Are micro-captives a “listed transaction” I have to disclose?
The disclosure rules are actively litigated and changing, so the honest answer is that it depends on the current state of the rules — confirm specifics with current counsel rather than rely on an evergreen article. The IRS finalized disclosure regulations in 2025, but in 2026 a federal court vacated the listed-transaction designation while leaving the transaction-of-interest designation in place, and both sides have appealed. Because the precise obligations are a moving target, verify any reporting requirement for the relevant tax year with qualified tax counsel. This is general information, not legal or tax advice.
Does IRS scrutiny mean I should avoid a captive altogether?

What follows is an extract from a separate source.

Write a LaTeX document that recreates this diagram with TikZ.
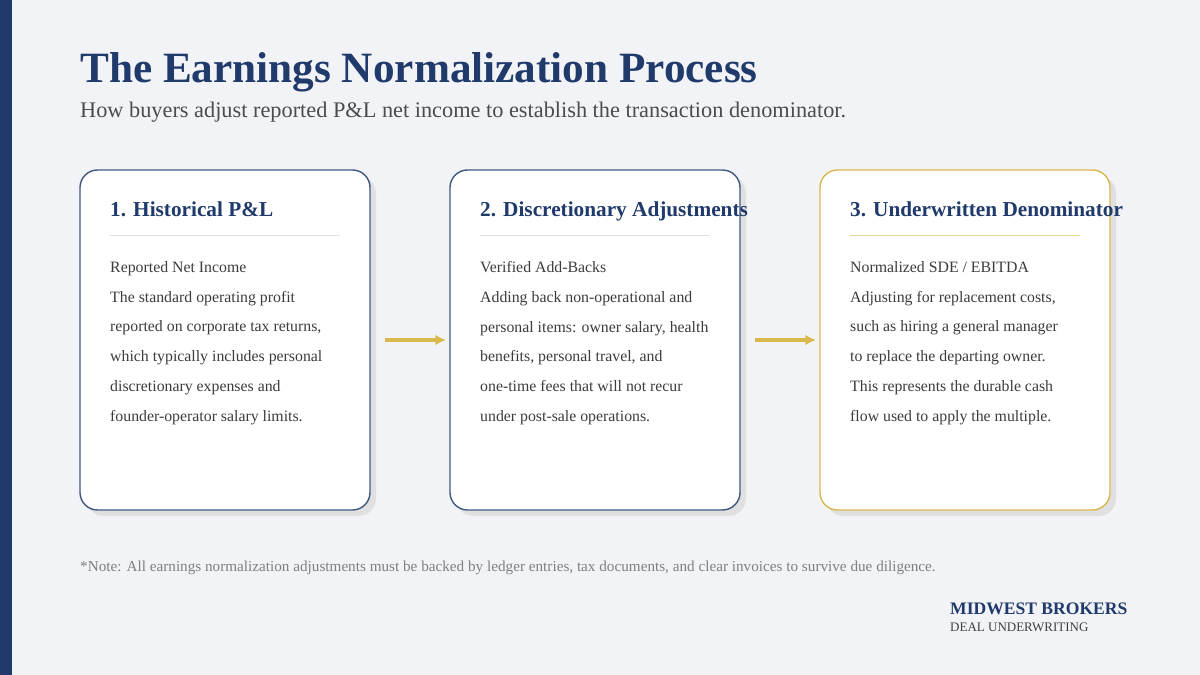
\documentclass[tikz,border=0pt]{standalone}
\usepackage{fontspec}
\setmainfont{Liberation Serif}
\usetikzlibrary{arrows.meta}
\definecolor{navy}{HTML}{1F3A6B}
\definecolor{gold}{HTML}{D9B84E}
\definecolor{bg}{HTML}{F2F3F6}
\definecolor{body}{HTML}{3C3C3C}
\tikzset{
  card/.style={draw=navy!85,line width=0.8pt,fill=white,rounded corners=10pt},
  shadow/.style={fill=black!12,rounded corners=10pt},
  head/.style={anchor=base west,font=\bfseries\fontsize{12.1}{13}\selectfont,text=navy},
  txt/.style={anchor=north west,align=left,text=body,font=\fontsize{9}{17}\selectfont},
}
\begin{document}
\begin{tikzpicture}[x=0.02cm,y=-0.02cm]
\useasboundingbox (0,0) rectangle (1200,675);
\fill[bg] (0,0) rectangle (1200,675);
\fill[navy] (0,0) rectangle (12,675);

\node[anchor=west,font=\bfseries\fontsize{24.6}{27}\selectfont,text=navy] (title) at (74,72) {The Earnings Normalization Process};
\node[anchor=west,font=\fontsize{12.7}{14}\selectfont,text=black!70] (sub) at (74,112) {How buyers adjust reported P\&L net income to establish the transaction denominator.};

% cards
\foreach \x in {80,450,820} \fill[shadow] (\x+6,176) rectangle (\x+296,516);
\draw[card] (80,170) rectangle (370,510);
\draw[card] (450,170) rectangle (740,510);
\draw[card,draw=gold] (820,170) rectangle (1110,510);

\node[head] (h1) at (104,217) {1. Historical P\&L};
\node[head] (h2) at (474,217) {2. Discretionary Adjustments};
\node[head] (h3) at (844,217) {3. Underwritten Denominator};
\draw[black!12] (110,235) -- (340,235);
\draw[black!12] (480,235) -- (710,235);
\draw[gold!60] (850,235) -- (1080,235);

\node[txt] (t1) at (104,255) {Reported Net Income\\The standard operating profit\\reported on corporate tax returns,\\which typically includes personal\\discretionary expenses and\\founder-operator salary limits.};
\node[txt] (t2) at (474,255) {Verified Add-Backs\\Adding back non-operational and\\personal items: owner salary, health\\benefits, personal travel, and\\one-time fees that will not recur\\under post-sale operations.};
\node[txt] (t3) at (844,255) {Normalized SDE / EBITDA\\Adjusting for replacement costs,\\such as hiring a general manager\\to replace the departing owner.\\This represents the durable cash\\flow used to apply the multiple.};

\coordinate (a1) at (385,340); \coordinate (b1) at (446,340);
\coordinate (a2) at (755,340); \coordinate (b2) at (816,340);
\draw[gold,line width=1.8pt,-{Latex[length=6pt,width=6pt]}] (a1) -- (b1);
\draw[gold,line width=1.8pt,-{Latex[length=6pt,width=6pt]}] (a2) -- (b2);

\node[anchor=west,font=\fontsize{8.65}{10}\selectfont,text=black!50] (note) at (74,568) {*Note: All earnings normalization adjustments must be backed by ledger entries, tax documents, and clear invoices to survive due diligence.};
\node[anchor=west,font=\bfseries\fontsize{10}{11}\selectfont,text=navy] (brand) at (944,609) {MIDWEST BROKERS};
\node[anchor=west,font=\fontsize{7.4}{8}\selectfont,text=black!75] (unit) at (944,627) {DEAL UNDERWRITING};
\end{tikzpicture}
\end{document}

No. Scrutiny is a reason to build carefully, not a reason to walk away. The IRS has named abusive micro-captive arrangements on its annual “Dirty Dozen” list of tax scams since 2015 and stood up dedicated examination teams — but every one of those actions targets the arrangements that aren’t real insurance. A captive that genuinely shifts and distributes risk, prices at arm’s length, and is run like the insurance company it is sits on entirely different ground. The way through scrutiny is legitimacy, not avoidance — which is exactly what a feasibility study tests before anything is formed.
Did the Supreme Court approve micro-captives in CIC Services?
No — and it’s a common misreading. CIC Services, LLC v. IRS, 593 U.S. 209 (2021), was a unanimous procedural ruling: the Anti-Injunction Act did not bar taxpayers from challenging an IRS reporting requirement in court before being penalized. The Court said nothing about whether any captive is legitimate. The substance of legitimacy still rests where it always has — on whether the arrangement is genuine insurance.